Bannockburn was the most total defeat which has ever befallen an English army. Twenty-seven nobles were killed, twenty-two more and sixty knights made prisoners, and the number of obscure soldiers slain, drowned in the Forth, or killed by the peasantry, exceeds calculation. The camp was taken, with an enormous booty in treasure, jewels, rich robes, fine horses, herds of cattle, machines for the siege of towns, and, in short, such an amount of baggage that the wagons for the transport were numerous enough to extend in one line for sixty miles. Even the King's signet was taken, and Edward was forced to cause another to be made to supply its place. One prisoner was a Carmelite friar named Baston, whom Edward of Caernarvon had brought with him to celebrate his victory in verse; whereupon Robert imposed the same task by way of ransom; and the poem, in long, rhyming Latin verses, is still extant.
The plunder was liberally shared among the Scottish army, and the prisoners were treated with great courtesy and generosity. The slain were reverently buried where they fell, except Lord Clifford and the Earl of Gloucester, whose corpses were carried to St. Ninian's kirk, and sent with all honor to England.
Bruce had not forgotten that the blood of the Clares ran in his own veins, and that Gloucester had warned him of his danger at King Edward's court: he not only lamented for the young Earl, but he released Ralph de Monthermer, the stepfather of Earl Gilbert, and gave him the signet-ring of Edward II. to bear home.
Gilbert was the last male of the stout old line of De Clares. Gloucester, and his estates descended to his three sisters-Margaret, the widow of Gaveston; Eleanor, the wife of Hugh le Despenser; and Elizabeth, who shortly after married John de Burgh, Earl of Ulster.
The Earl of Hereford had taken refuge in Bothwell Castle, but was unable to hold it out, and surrendered. He was exchanged for captives no less precious to Robert Bruce than his well-earned crown. The wife, daughter, and sister, who had been prisoners for eight years, were set free, together with the Bishop of Glasgow, now blind, and the young Earl of Mar.

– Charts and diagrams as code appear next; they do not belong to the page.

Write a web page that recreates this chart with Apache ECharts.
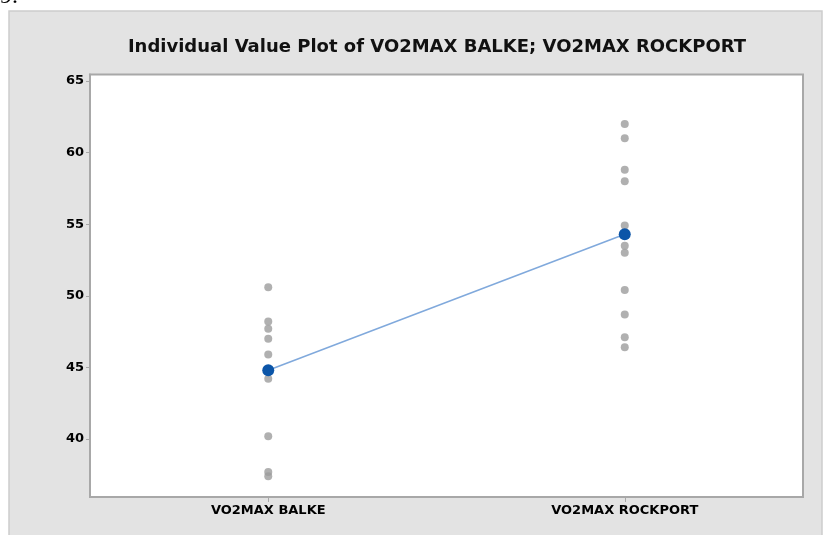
<!DOCTYPE html>
<html>
<head>
<meta charset="utf-8">
<script src="https://cdn.jsdelivr.net/npm/echarts@6/dist/echarts.min.js"></script>
<style>
html,body{margin:0;padding:0;background:#fff;}
#chart{width:827px;height:535px;}
</style>
</head>
<body>
<div id="chart"></div>
<script>
const categories = ['VO2MAX BALKE', 'VO2MAX ROCKPORT'];
const balkeValues = [50.6, 48.2, 47.7, 47.0, 45.9, 44.2, 40.2, 37.7, 37.4];
const rockportValues = [62.0, 61.0, 58.8, 58.0, 54.9, 53.5, 53.0, 50.4, 48.7, 47.1, 46.4];
const meanValues = [44.8, 54.3];
const yTicks = [40, 45, 50, 55, 60, 65];
const titleText = 'Individual Value Plot of VO2MAX BALKE; VO2MAX ROCKPORT';

const pointData = [];
balkeValues.forEach(v => pointData.push([0, v]));
rockportValues.forEach(v => pointData.push([1, v]));

const chart = echarts.init(document.getElementById('chart'), null, {renderer: 'canvas'});
chart.setOption({
  animation: false,
  backgroundColor: '#ffffff',
  graphic: [
    {type: 'rect', z: -10, silent: true,
     shape: {x: 9, y: 11, width: 813, height: 530},
     style: {fill: '#e3e3e3', stroke: '#cdcdcd', lineWidth: 1.5}},
    {type: 'text', z: -5, left: 0, top: -15,
     style: {text: '9.', font: '24px "Liberation Serif"', fill: '#000'}}
  ],
  title: {
    text: titleText,
    left: 432, top: 33, textAlign: 'center',
    textStyle: {fontFamily: 'DejaVu Sans', fontWeight: 'bold', fontSize: 18, color: '#111'}
  },
  grid: {
    left: 90, right: 24, top: 74.5, bottom: 38,
    show: true, backgroundColor: '#ffffff', borderColor: '#a8a8a8', borderWidth: 2
  },
  xAxis: {
    type: 'category',
    data: categories,
    boundaryGap: true,
    axisLine: {show: true, lineStyle: {color: '#a8a8a8', width: 2}},
    axisTick: {show: true, alignWithLabel: true, length: 5, lineStyle: {color: '#a8a8a8'}},
    axisLabel: {margin: 7, fontFamily: 'DejaVu Sans', fontWeight: 'bold', fontSize: 13, color: '#000'},
    splitLine: {show: false}
  },
  yAxis: {
    type: 'value',
    min: 35.95, max: 65.45,
    axisLine: {show: true, lineStyle: {color: '#a8a8a8', width: 2}},
    axisTick: {show: true, length: 4, customValues: yTicks, lineStyle: {color: '#a8a8a8'}},
    axisLabel: {margin: 6, customValues: yTicks, fontFamily: 'DejaVu Sans', fontWeight: 'bold', fontSize: 13, color: '#000'},
    splitLine: {show: false}
  },
  series: [
    {
      type: 'scatter',
      data: pointData,
      symbol: 'circle',
      symbolSize: 8,
      itemStyle: {color: '#9c9c9c'},
      z: 2
    },
    {
      type: 'line',
      data: meanValues,
      symbol: 'circle',
      symbolSize: 12,
      itemStyle: {color: '#0b55a8'},
      lineStyle: {color: '#80a9dc', width: 1.5},
      z: 3
    }
  ]
});
</script>
</body>
</html>
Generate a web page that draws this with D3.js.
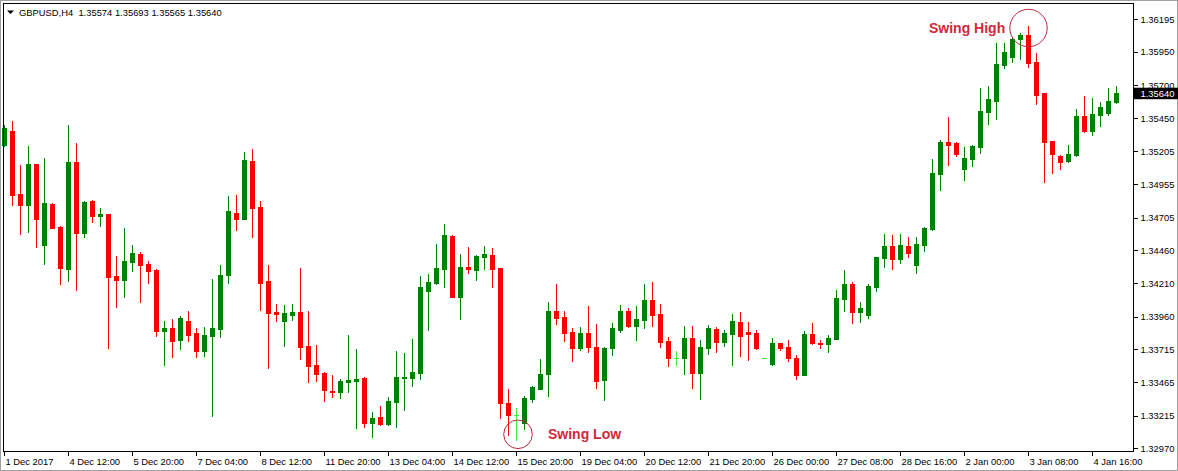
<!DOCTYPE html>
<html>
<head>
<meta charset="utf-8">
<script src="https://cdn.jsdelivr.net/npm/d3@7/dist/d3.min.js"></script>
<style>
  html, body { margin: 0; padding: 0; background: #fff; }
  svg { display: block; }
  text { font-family: "Liberation Sans", Arial, sans-serif; }
</style>
</head>
<body>
<svg id="chart" width="1178" height="471"></svg>
<script>
// ---------- DATA (GBPUSD, H4) ----------
const symbolTitle = "GBPUSD,H4";
const lastQuote = ["1.35574", "1.35693", "1.35565", "1.35640"];

const open = [
1.35250,1.35355,1.34882,1.34799,1.35108,1.34498,1.34807,1.34637,1.34318,1.35123,
1.34591,1.34832,1.34719,1.34732,1.34266,1.34235,1.34373,1.34431,1.34356,1.34311,
1.33854,1.33875,1.33784,1.33927,1.33836,1.33704,1.33816,1.33870,1.34276,1.34739,
1.34697,1.35130,1.34784,1.34227,1.33995,1.33930,1.33975,1.33995,1.33741,1.33596,
1.33539,1.33403,1.33393,1.33470,1.33478,1.33499,1.33163,1.33205,1.33153,1.33320,
1.33499,1.33501,1.33539,1.34152,1.34215,1.34318,1.34568,1.34110,1.34333,1.34311,
1.34411,1.34423,1.34326,1.33313,1.33223,1.33163,1.33343,1.33418,1.33531,1.34002,
1.33957,1.33844,1.33726,1.33836,1.33731,1.33486,1.33726,1.33859,1.34002,1.33890,
1.33937,1.34085,1.33980,1.33779,1.33651,1.33651,1.33799,1.33539,1.33726,1.33867,
1.33771,1.33831,1.33920,1.33846,1.33836,1.33647,1.33606,1.33761,1.33731,1.33649,
1.33524,1.33829,1.33764,1.33756,1.33794,1.34095,1.34205,1.33997,1.33972,1.34185,
1.34403,1.34491,1.34396,1.34491,1.34348,1.34498,1.34617,1.35035,1.35273,1.35263,
1.35070,1.35145,1.35235,1.35501,1.35584,1.35852,1.35912,1.36045,1.36077,1.35875,
1.35639,1.35278,1.35170,1.35130,1.35175,1.35469,1.35358,1.35479,1.35494,1.35574];

const high = [
1.35401,1.35431,1.35100,1.35243,1.35108,1.35151,1.34812,1.34642,1.35401,1.35268,
1.34829,1.34837,1.34775,1.34732,1.34416,1.34629,1.34498,1.34444,1.34378,1.34316,
1.33927,1.33942,1.33965,1.34002,1.33873,1.33880,1.34243,1.34348,1.34867,1.34874,
1.35198,1.35220,1.34829,1.34348,1.34055,1.34047,1.34055,1.34326,1.34002,1.33746,
1.33544,1.33521,1.33491,1.33821,1.33716,1.33506,1.33243,1.33288,1.33355,1.33701,
1.33686,1.33791,1.34266,1.34281,1.34508,1.34657,1.34573,1.34431,1.34483,1.34423,
1.34491,1.34476,1.34328,1.33415,1.33273,1.33363,1.33438,1.33641,1.34070,1.34205,
1.34002,1.33875,1.33882,1.34040,1.33905,1.33731,1.33912,1.34047,1.34025,1.34040,
1.34207,1.34220,1.34057,1.33806,1.33701,1.33890,1.33890,1.33784,1.33897,1.33882,
1.33859,1.33980,1.33995,1.33920,1.33859,1.33647,1.33799,1.33764,1.33786,1.33671,
1.33854,1.33912,1.33786,1.33821,1.34160,1.34311,1.34220,1.34068,1.34203,1.34411,
1.34581,1.34573,1.34581,1.34558,1.34558,1.34634,1.35145,1.35288,1.35461,1.35273,
1.35235,1.35250,1.35679,1.35694,1.36017,1.36017,1.36062,1.36090,1.36146,1.35942,
1.35641,1.35283,1.35178,1.35250,1.35524,1.35619,1.35604,1.35576,1.35679,1.35693];

const low = [
1.35243,1.34799,1.34581,1.34598,1.34486,1.34356,1.34629,1.34205,1.34230,1.34160,
1.34561,1.34674,1.34642,1.33726,1.34035,1.34110,1.34303,1.34072,1.34210,1.33816,
1.33596,1.33659,1.33716,1.33779,1.33659,1.33664,1.33215,1.33809,1.34215,1.34611,
1.34697,1.34561,1.34010,1.33576,1.33930,1.33739,1.33937,1.33639,1.33470,1.33475,
1.33328,1.33358,1.33350,1.33395,1.33125,1.33133,1.33057,1.33145,1.33148,1.33133,
1.33260,1.33440,1.33494,1.33859,1.34205,1.34185,1.34105,1.33940,1.34291,1.34235,
1.34318,1.34185,1.33200,1.33069,1.33032,1.33118,1.33318,1.33418,1.33365,1.33907,
1.33779,1.33629,1.33711,1.33696,1.33425,1.33335,1.33674,1.33846,1.33885,1.33786,
1.33877,1.33892,1.33734,1.33591,1.33599,1.33531,1.33425,1.33343,1.33681,1.33696,
1.33741,1.33599,1.33666,1.33636,1.33719,1.33647,1.33599,1.33711,1.33629,1.33494,
1.33524,1.33754,1.33726,1.33696,1.33794,1.34005,1.33915,1.33922,1.33952,1.34155,
1.34336,1.34321,1.34366,1.34411,1.34291,1.34456,1.34611,1.34914,1.35103,1.35170,
1.34990,1.35095,1.35193,1.35411,1.35444,1.35830,1.35875,1.35897,1.35840,1.35561,
1.34974,1.35043,1.35073,1.35125,1.35170,1.35350,1.35328,1.35396,1.35476,1.35565];

const close = [
1.35379,1.34874,1.34799,1.35108,1.34692,1.34812,1.34629,1.34328,1.35123,1.34591,
1.34822,1.34719,1.34730,1.34261,1.34235,1.34378,1.34438,1.34348,1.34306,1.33854,
1.33875,1.33779,1.33950,1.33821,1.33704,1.33821,1.33875,1.34273,1.34754,1.34697,
1.35138,1.34779,1.34215,1.33990,1.33982,1.33990,1.33995,1.33734,1.33591,1.33531,
1.33408,1.33393,1.33475,1.33486,1.33491,1.33163,1.33198,1.33153,1.33325,1.33506,
1.33506,1.33544,1.34182,1.34220,1.34326,1.34573,1.34105,1.34333,1.34318,1.34416,
1.34431,1.34318,1.33313,1.33223,1.33223,1.33348,1.33430,1.33531,1.34002,1.33952,
1.33839,1.33726,1.33836,1.33734,1.33478,1.33726,1.33875,1.34002,1.33890,1.33942,
1.34085,1.33975,1.33771,1.33651,1.33651,1.33799,1.33539,1.33731,1.33875,1.33771,
1.33836,1.33927,1.33816,1.33831,1.33726,1.33647,1.33761,1.33726,1.33651,1.33524,
1.33831,1.33761,1.33756,1.33799,1.34100,1.34205,1.33997,1.34023,1.34190,1.34408,
1.34491,1.34396,1.34498,1.34441,1.34506,1.34627,1.35043,1.35273,1.35253,1.35183,
1.35155,1.35245,1.35506,1.35599,1.35860,1.35950,1.36047,1.36077,1.35870,1.35629,
1.35275,1.35185,1.35125,1.35183,1.35469,1.35358,1.35484,1.35539,1.35584,1.35640];

// time-axis labels, one every 8 bars
const timeLabels = ["1 Dec 2017","4 Dec 12:00","5 Dec 20:00","7 Dec 04:00","8 Dec 12:00",
  "11 Dec 20:00","13 Dec 04:00","14 Dec 12:00","15 Dec 20:00","19 Dec 04:00","20 Dec 12:00",
  "21 Dec 20:00","26 Dec 00:00","27 Dec 08:00","28 Dec 16:00","2 Jan 00:00","3 Jan 08:00","4 Jan 16:00"];
const timeLabelStep = 8;

// price-axis labels
const priceTicks = [1.36195,1.35950,1.35700,1.35450,1.35205,1.34955,1.34705,1.34460,
  1.34210,1.33960,1.33715,1.33465,1.33215,1.32970];
const currentPrice = 1.35640;

// annotations
const swingHighIndex = 128, swingLowIndex = 64;

// ---------- DRAW ----------
const svg = d3.select("#chart");
const W = 1178, H = 471;
const plot = { left: 3, right: 1133, top: 3, bottom: 451 };

const n = open.length;
const x = d3.scaleLinear().domain([0, n - 1]).range([4.5, 4.5 + 8 * (n - 1)]);
const y = d3.scaleLinear().domain([1.32970, 1.36195]).range([448.3, 19.4]);

const bars = d3.range(n).map(i => ({ i, o: open[i], h: high[i], l: low[i], c: close[i] }));
const UP = "#008000", DOWN = "#ff0000", DOJI = "#3cf03c";
const col = d => d.c > d.o ? UP : (d.c < d.o ? DOWN : DOJI);

// outer window frame
svg.append("rect").attr("x", 0.5).attr("y", 0.5).attr("width", W - 1).attr("height", H - 1)
  .attr("fill", "none").attr("stroke", "#a0a0a0");

const g = svg.append("g");

// wicks
g.selectAll("line.wick").data(bars).join("line")
  .attr("class", "wick")
  .attr("x1", d => x(d.i)).attr("x2", d => x(d.i))
  .attr("y1", d => Math.round(y(d.h)))
  .attr("y2", d => Math.round(y(d.l)) + 1)
  .attr("stroke", col).attr("stroke-width", 1)
  .attr("shape-rendering", "crispEdges");

// bodies (non-doji)
g.selectAll("rect.body").data(bars.filter(d => d.o !== d.c)).join("rect")
  .attr("class", "body")
  .attr("x", d => x(d.i) - 2.5)
  .attr("width", 5)
  .attr("y", d => Math.round(y(Math.max(d.o, d.c))))
  .attr("height", d => Math.max(1, Math.round(y(Math.min(d.o, d.c))) - Math.round(y(Math.max(d.o, d.c))) + 1))
  .attr("fill", col)
  .attr("shape-rendering", "crispEdges");

// doji crosses
g.selectAll("line.doji").data(bars.filter(d => d.o === d.c)).join("line")
  .attr("class", "doji")
  .attr("x1", d => x(d.i) - 2.5).attr("x2", d => x(d.i) + 2.5)
  .attr("y1", d => Math.round(y(d.o)) + 0.5).attr("y2", d => Math.round(y(d.o)) + 0.5)
  .attr("stroke", DOJI).attr("stroke-width", 1)
  .attr("shape-rendering", "crispEdges");

// chart frame
svg.append("rect")
  .attr("x", plot.left + 0.5).attr("y", plot.top + 0.5)
  .attr("width", plot.right - plot.left).attr("height", plot.bottom - plot.top)
  .attr("fill", "none").attr("stroke", "#000").attr("shape-rendering", "crispEdges");

// price axis (right)
const yAxis = d3.axisRight(y).tickValues(priceTicks).tickFormat(d3.format(".5f"))
  .tickSize(4).tickPadding(3);
const ya = svg.append("g").attr("transform", `translate(${plot.right + 0.5},0)`).call(yAxis);
ya.select(".domain").remove();
ya.selectAll(".tick line").attr("stroke", "#000").attr("shape-rendering", "crispEdges");
ya.selectAll(".tick text").attr("fill", "#000").style("font-size", "9.4px")
  .style("font-family", '"Liberation Sans", Arial, sans-serif');

// current price box
const cpY = y(currentPrice);
svg.append("rect").attr("x", plot.right + 1).attr("y", cpY - 5.5).attr("width", W - plot.right - 1)
  .attr("height", 11.5).attr("fill", "#000");
svg.append("text").attr("x", plot.right + 7.5).attr("y", cpY + 3.5)
  .attr("fill", "#fff").style("font-size", "9.4px").text(d3.format(".5f")(currentPrice));

// time axis (bottom)
const tickIdx = timeLabels.map((_, k) => k * timeLabelStep);
const xAxis = d3.axisBottom(x).tickValues(tickIdx)
  .tickFormat((d, k) => timeLabels[k]).tickSize(4).tickPadding(3);
const xa = svg.append("g").attr("transform", `translate(-0.5,${plot.bottom + 0.5})`).call(xAxis);
xa.select(".domain").remove();
xa.selectAll(".tick line").attr("stroke", "#000").attr("shape-rendering", "crispEdges");
xa.selectAll(".tick text").attr("fill", "#000").attr("text-anchor", "start").attr("dx", 1)
  .style("font-size", "9.4px").style("font-family", '"Liberation Sans", Arial, sans-serif');

// header
svg.append("path").attr("d", "M7,10.5 L14,10.5 L10.5,14 Z").attr("fill", "#000");
svg.append("text").attr("x", 19).attr("y", 15.5).attr("fill", "#000")
  .style("font-size", "9.4px").attr("xml:space", "preserve")
  .text(symbolTitle + "  " + lastQuote.join(" "));

// annotations
const annColor = "#d0283c";
svg.append("circle").attr("cx", x(swingHighIndex)).attr("cy", 28).attr("r", 18.7)
  .attr("fill", "none").attr("stroke", "#b8283e").attr("stroke-width", 1);
svg.append("text").attr("x", 929).attr("y", 32.5).attr("fill", annColor)
  .style("font-size", "14px").style("font-weight", "bold").text("Swing High");
svg.append("circle").attr("cx", x(swingLowIndex) + 1.5).attr("cy", 434.3).attr("r", 14.3)
  .attr("fill", "none").attr("stroke", "#b8283e").attr("stroke-width", 1);
svg.append("text").attr("x", 548).attr("y", 439).attr("fill", annColor)
  .style("font-size", "14px").style("font-weight", "bold").text("Swing Low");
</script>
</body>
</html>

Marjory Bruce had grown from a child to a maiden in her English prison, and she was soon betrothed to the young Walter, Steward of Scotland; but it was enacted that, if she should remain without a brother, the crown should descend to her uncle Edward.
That midsummer battle of Bannockburn undid all the work of Edward I., and made Scotland an independent kingdom for three hundred years longer. Ill-government, a discontented nobility, and a feeble King, had brought England so low, that the troops could not shake off their dejection, and a hundred would flee before two or three Scottish soldiers. Bruce ravaged the northern counties every summer, leaving famine and pestilence behind him; but Edward II. had neither spirit nor resolution to make war or peace. The mediation of the Pope and King of France was ineffectual, and years of warfare passed on, impressing habits of perpetual license and robbery upon the borderers of either nation.
CAMEO XXXIX. THE KNIGHTS OF THE TEMPLE. (1292-1316.)
_Kings of England_.
1272. Edward I.
1307. Edward II.
_King of Scotland_.
1306. Robert I.
_Kings of France_.
1285. Philippe IV.
1314. Louis X.
_Emperors of Germany_.
1292. Adolph.
1296. Albert I.
1308. Henry VII.
1314. Louis V.
_Popes_.
1296. Boniface VIII.
1303. Benedict XI.
1305. Clement V.
Crusades were over. The dream of Edward I. had been but a dream, and self-interest and ambition directed the swords of Christian princes against each other rather than against the common foe. The Western Church was lapsing into a state of decay and corruption, from which she was only partially to recover at the cost of disruption and disunion, and the power which the mighty Popes of the twelfth century had gathered into a head became, for that very cause, the tool of an unscrupulous monarch.